(Items from a data source)

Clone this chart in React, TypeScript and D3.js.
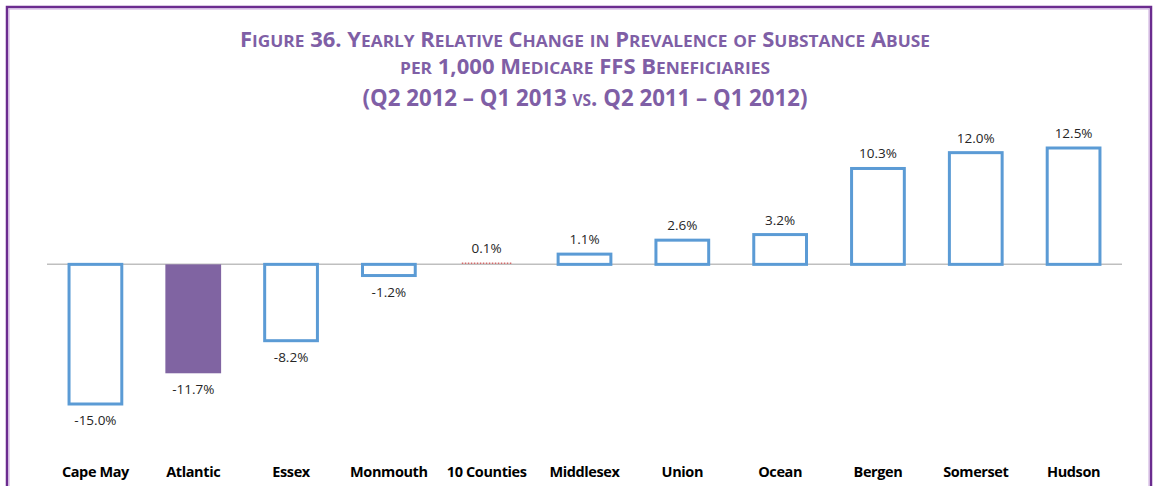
import React from "react";
import * as d3 from "d3";

const categories = ["Cape May", "Atlantic", "Essex", "Monmouth", "10 Counties", "Middlesex", "Union", "Ocean", "Bergen", "Somerset", "Hudson"];
const values = [-15.0, -11.7, -8.2, -1.2, 0.1, 1.1, 2.6, 3.2, 10.3, 12.0, 12.5];
const valueLabels = ["-15.0%", "-11.7%", "-8.2%", "-1.2%", "0.1%", "1.1%", "2.6%", "3.2%", "10.3%", "12.0%", "12.5%"];
const highlighted = ["Atlantic"];
const titleLines = [
  "Figure 36. Yearly Relative Change in Prevalence of Substance Abuse",
  "per 1,000 Medicare FFS Beneficiaries",
  "(Q2 2012 – Q1 2013 vs. Q2 2011 – Q1 2012)",
];

const W = 1155;
const H = 486;

function smallCaps(text: string, big: number, small: number) {
  const runs: { s: string; low: boolean }[] = [];
  for (const ch of text) {
    const low = ch !== ch.toUpperCase();
    const last = runs[runs.length - 1];
    if (last && last.low === low) last.s += ch;
    else runs.push({ s: ch, low });
  }
  return runs.map((r, i) => (
    <tspan key={i} fontSize={r.low ? small : big}>{r.low ? r.s.toUpperCase() : r.s}</tspan>
  ));
}

export default function App() {
  const x = d3.scaleBand<string>().domain(categories).range([47, 1122]).paddingInner(0.43).paddingOuter(0.21);
  const y = d3.scaleLinear().domain([-15, 12.5]).range([404, 148]);
  const y0 = y(0);
  const purple = "#7f5fa6";
  return (
    <div style={{ position: "fixed", left: 0, top: 0, width: W, height: H, background: "#fff" }}>
      <svg width={W} height={H} style={{ display: "block" }}>
        <rect x={0} y={0} width={W} height={H} fill="#fff" />
        {/* frame */}
        <path d={`M7,${H + 5} V7 H1151 V${H + 5}`} fill="none" stroke="#6b2c8f" strokeWidth={2.5} />
        <path d={`M9,${H + 5} V9 H1149 V${H + 5}`} fill="none" stroke="#c9a7dc" strokeWidth={1} />
        {/* title */}
        <g fill={purple} fontFamily="'Open Sans', sans-serif" fontWeight="bold" textAnchor="middle">
          <text x={585} y={47} textLength={690} lengthAdjust="spacingAndGlyphs">{smallCaps(titleLines[0], 21, 16.5)}</text>
          <text x={585} y={74} textLength={370} lengthAdjust="spacingAndGlyphs">{smallCaps(titleLines[1], 21, 16.5)}</text>
          <text x={585} y={106} fontSize={23} textLength={445} lengthAdjust="spacingAndGlyphs" style={{ fontVariant: "small-caps" }}>{titleLines[2]}</text>
        </g>
        {/* zero line */}
        <line x1={47} x2={1122} y1={y0} y2={y0} stroke="#bfbfbf" strokeWidth={1.5} />
        {/* bars */}
        {categories.map((c, i) => {
          const v = values[i];
          const bx = x(c)!;
          const bw = x.bandwidth();
          const top = Math.min(y(v), y0);
          const h = Math.abs(y(v) - y0);
          const isHi = highlighted.includes(c);
          if (isHi) {
            return <rect key={c} x={bx} y={top} width={bw} height={h} fill="#8064a2" />;
          }
          if (Math.abs(v) < 0.5) {
            return <line key={c} x1={bx + 3} x2={bx + bw - 3} y1={y0 - 1} y2={y0 - 1} stroke="#d46a6a" strokeWidth={1.5} strokeDasharray="1.5,1.5" />;
          }
          return <rect key={c} x={bx + 1.5} y={top} width={bw - 3} height={h} fill="#fff" stroke="#5b9bd5" strokeWidth={3} />;
        })}
        {/* value labels */}
        <g fontFamily="'Open Sans', sans-serif" fontSize={13.5} fill="#262626" textAnchor="middle">
          {categories.map((c, i) => {
            const v = values[i];
            const cx = x(c)! + x.bandwidth() / 2;
            const ly = v >= 0 ? y(v) - 10 : y(v) + 21;
            return <text key={c} x={cx} y={ly}>{valueLabels[i]}</text>;
          })}
        </g>
        {/* category labels */}
        <g fontFamily="'Open Sans', sans-serif" fontSize={14.5} fontWeight="bold" fill="#000" textAnchor="middle">
          {categories.map((c) => (
            <text key={c} x={x(c)! + x.bandwidth() / 2} y={477} letterSpacing={-0.4}>{c}</text>
          ))}
        </g>
      </svg>
    </div>
  );
}
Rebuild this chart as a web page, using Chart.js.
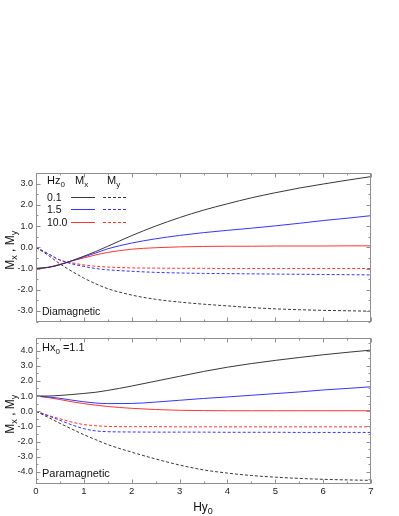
<!DOCTYPE html>
<html><head><meta charset="utf-8">
<script src="https://cdn.jsdelivr.net/npm/chart.js@4/dist/chart.umd.min.js"></script>
<style>
html,body{margin:0;padding:0;background:#fff;width:399px;height:516px;overflow:hidden}
canvas{position:absolute;left:0}
#c1{top:0}#c2{top:330px}
</style></head><body>
<canvas id="c1" width="399" height="330"></canvas>
<canvas id="c2" width="399" height="186"></canvas>
<script>
// ---- data ----
const hy = [0,0.25,0.5,0.75,1,1.25,1.5,2,2.5,3,3.5,4,4.5,5,5.5,6,6.5,7];
const hzLabels = ['0.1','1.5','10.0'];
const xTicks = [0,1,2,3,4,5,6,7];
const yTicksTop = [-3,-2,-1,0,1,2,3];
const yTicksBottom = [-4,-3,-2,-1,0,1,2,3,4];

// Diamagnetic (top)
const diaMx01  = [-1.0,-0.95,-0.82,-0.63,-0.42,-0.2,0.05,0.55,1.0,1.4,1.75,2.05,2.33,2.57,2.79,2.98,3.16,3.33];
const diaMx15  = [-1.0,-0.95,-0.82,-0.64,-0.45,-0.27,-0.07,0.2,0.4,0.56,0.69,0.8,0.9,1.01,1.13,1.26,1.37,1.49];
const diaMx100 = [-1.0,-0.94,-0.8,-0.64,-0.5,-0.36,-0.24,-0.09,-0.02,0.02,0.04,0.05,0.05,0.06,0.06,0.06,0.07,0.07];
const diaMy01  = [0,-0.37,-0.78,-1.13,-1.45,-1.72,-1.95,-2.25,-2.45,-2.58,-2.68,-2.76,-2.84,-2.9,-2.94,-2.97,-2.99,-3.01];
const diaMy15  = [0,-0.3,-0.6,-0.78,-0.9,-1.0,-1.06,-1.13,-1.18,-1.21,-1.23,-1.24,-1.25,-1.26,-1.27,-1.28,-1.29,-1.3];
const diaMy100 = [0,-0.3,-0.6,-0.73,-0.83,-0.89,-0.93,-0.97,-0.98,-0.99,-0.99,-1.0,-1.0,-1.0,-1.0,-1.0,-1.0,-1.0];

// Paramagnetic (bottom), Hx0 = 1.1
const parMx01  = [1.0,1.0,1.04,1.1,1.17,1.25,1.37,1.66,1.98,2.3,2.62,2.9,3.14,3.35,3.54,3.72,3.88,4.03];
const parMx15  = [1.0,0.94,0.85,0.73,0.62,0.54,0.5,0.51,0.6,0.72,0.84,0.94,1.05,1.16,1.27,1.4,1.5,1.61];
const parMx100 = [1.0,0.9,0.77,0.62,0.5,0.4,0.31,0.19,0.11,0.06,0.04,0.03,0.03,0.03,0.03,0.03,0.03,0.03];
const parMy01  = [0,-0.4,-0.8,-1.18,-1.55,-1.88,-2.2,-2.7,-3.15,-3.55,-3.87,-4.08,-4.24,-4.35,-4.43,-4.49,-4.53,-4.56];
const parMy15  = [0,-0.3,-0.6,-0.9,-1.15,-1.3,-1.35,-1.37,-1.38,-1.38,-1.38,-1.39,-1.39,-1.39,-1.4,-1.4,-1.4,-1.4];
const parMy100 = [0,-0.27,-0.5,-0.72,-0.88,-0.96,-1.0,-1.02,-1.02,-1.03,-1.03,-1.03,-1.03,-1.03,-1.03,-1.03,-1.03,-1.03];

// ---- styling ----
const COLORS = ['#383838','#3535ff','#ff3535'];
const FONT = '"Liberation Sans", Arial, sans-serif';
const FRAME = '#8f8f8f';

function pts(arr){ return arr.map((v,i)=>({x:hy[i], y:v})); }
function ds(arr, ci, dashed){
  return {data: pts(arr), borderColor: COLORS[ci], borderWidth: 1, borderDash: dashed?[3,2]:[],
    pointRadius: 0, fill: false, cubicInterpolationMode: 'monotone'};
}

function rich(ctx, parts, x, y, size, align){
  const sub = Math.round(size*0.72);
  let w = 0;
  parts.forEach(p=>{ ctx.font = (p[1]?sub:size)+'px '+FONT; w += ctx.measureText(p[0]).width; });
  let cx = align==='center' ? x - w/2 : x;
  parts.forEach(p=>{
    ctx.font = (p[1]?sub:size)+'px '+FONT;
    ctx.fillText(p[0], cx, y + (p[1]? size*0.28 : 0));
    cx += ctx.measureText(p[0]).width;
  });
}

function line(ctx,x1,y1,x2,y2){ ctx.beginPath(); ctx.moveTo(x1,y1); ctx.lineTo(x2,y2); ctx.stroke(); }

function drawFrame(chart){
  const ctx = chart.ctx, a = chart.chartArea, xs = chart.scales.x, ys = chart.scales.y;
  ctx.save();
  ctx.strokeStyle = FRAME; ctx.lineWidth = 1; ctx.setLineDash([]);
  const L = Math.round(a.left)+0.5, R = Math.round(a.right)-0.5, T = Math.round(a.top)+0.5, B = Math.round(a.bottom)-0.5;
  ctx.strokeRect(L, T, R-L, B-T);
  for (let v=0; v<=7.001; v+=0.5){
    const px = Math.round(xs.getPixelForValue(v))+0.5, len = Math.abs(v%1)<1e-6 ? 4 : 2;
    line(ctx, px, T, px, T+len); line(ctx, px, B, px, B-len);
  }
  for (let v=Math.ceil(ys.min*2)/2; v<=ys.max+1e-6; v+=0.5){
    const py = Math.round(ys.getPixelForValue(v))+0.5, len = Math.abs(v%1)<1e-6 ? 4 : 2;
    line(ctx, L, py, L+len, py); line(ctx, R, py, R-len, py);
  }
  const cy = (a.top + a.bottom)/2 + 3;
  ctx.save();
  ctx.translate(14, cy); ctx.rotate(-Math.PI/2);
  ctx.fillStyle = '#111'; ctx.textBaseline = 'alphabetic';
  rich(ctx, [['M',0],['x',1],[' , ',0],['M',0],['y',1]], 0, 0, 12, 'center');
  ctx.restore();
  ctx.restore();
}

function makePlugin(extra){
  return { id:'frameDeco', afterDatasetsDraw(chart){ drawFrame(chart); extra(chart); } };
}

function yAxis(min, max, ticks){
  return { type:'linear', min, max,
    afterBuildTicks(s){ s.ticks = ticks.map(v=>({value:v})); },
    afterFit(s){ s.width = 36; },
    ticks:{ font:{family:FONT, size:9}, color:'#222', padding:3, callback:v=>Number(v).toFixed(1) },
    grid:{ display:false, drawTicks:false }, border:{ display:false } };
}

function topExtra(chart){
  const ctx = chart.ctx;
  ctx.save(); ctx.fillStyle = '#111'; ctx.textBaseline = 'alphabetic';
  rich(ctx, [['Hz',0],['0',1]], 47, 184, 11, 'left');
  rich(ctx, [['M',0],['x',1]], 75, 184, 11, 'left');
  rich(ctx, [['M',0],['y',1]], 107, 184, 11, 'left');
  const rows = [196.5, 209, 221.5];
  hzLabels.forEach((t,i)=>{
    ctx.fillStyle = '#111'; ctx.font = '10.5px '+FONT;
    ctx.fillText(t, 47, rows[i]+4);
    ctx.strokeStyle = COLORS[i]; ctx.lineWidth = 1;
    const yy = Math.round(rows[i])+0.5;
    ctx.setLineDash([]); line(ctx, 71, yy, 95, yy);
    ctx.setLineDash([3,2]); line(ctx, 103, yy, 126, yy);
  });
  ctx.setLineDash([]);
  ctx.fillStyle = '#111'; ctx.font = '10.5px '+FONT;
  ctx.fillText('Diamagnetic', 42, 315);
  ctx.restore();
}

function bottomExtra(chart){
  const ctx = chart.ctx;
  ctx.save(); ctx.fillStyle = '#111'; ctx.textBaseline = 'alphabetic';
  rich(ctx, [['Hx',0],['0',1],[' =1.1',0]], 42, 21, 11, 'left');
  ctx.font = '11px '+FONT;
  ctx.fillText('Paramagnetic', 42, 147);
  rich(ctx, [['Hy',0],['0',1]], 203, 181, 12, 'center');
  ctx.restore();
}

// ---- top chart ----
new Chart(document.getElementById('c1'), {
  type:'line',
  data:{ datasets:[ ds(diaMx01,0,false), ds(diaMx15,1,false), ds(diaMx100,2,false),
                    ds(diaMy01,0,true), ds(diaMy15,1,true), ds(diaMy100,2,true) ] },
  options:{
    responsive:false, animation:false, devicePixelRatio:1,
    layout:{ padding:{ left:0, top:173, right:28, bottom:5 } },
    scales:{
      x:{ type:'linear', min:0, max:7, display:false },
      y: yAxis(-3.5, 3.5, yTicksTop)
    },
    plugins:{ legend:{display:false}, tooltip:{enabled:false} }
  },
  plugins:[makePlugin(topExtra)]
});

// ---- bottom chart ----
new Chart(document.getElementById('c2'), {
  type:'line',
  data:{ datasets:[ ds(parMx01,0,false), ds(parMx15,1,false), ds(parMx100,2,false),
                    ds(parMy01,0,true), ds(parMy15,1,true), ds(parMy100,2,true) ] },
  options:{
    responsive:false, animation:false, devicePixelRatio:1,
    layout:{ padding:{ left:0, top:3, right:28, bottom:0 } },
    scales:{
      x:{ type:'linear', min:0, max:7,
        afterBuildTicks(s){ s.ticks = xTicks.map(v=>({value:v})); },
        afterFit(s){ s.height = 32; },
        ticks:{ font:{family:FONT, size:9.5}, color:'#222', padding:2, maxRotation:0 },
        grid:{ display:false, drawTicks:false }, border:{ display:false } },
      y: yAxis(-4.8, 4.8, yTicksBottom)
    },
    plugins:{ legend:{display:false}, tooltip:{enabled:false} }
  },
  plugins:[makePlugin(bottomExtra)]
});
</script>
</body></html>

**STATED TASK**
Filter the listing for the word "this" and copy every line that holds it.

**CORRECT ANSWER**
Clone this chart in React, TypeScript and D3.js.
Rebuild this chart as a web page, using Chart.js.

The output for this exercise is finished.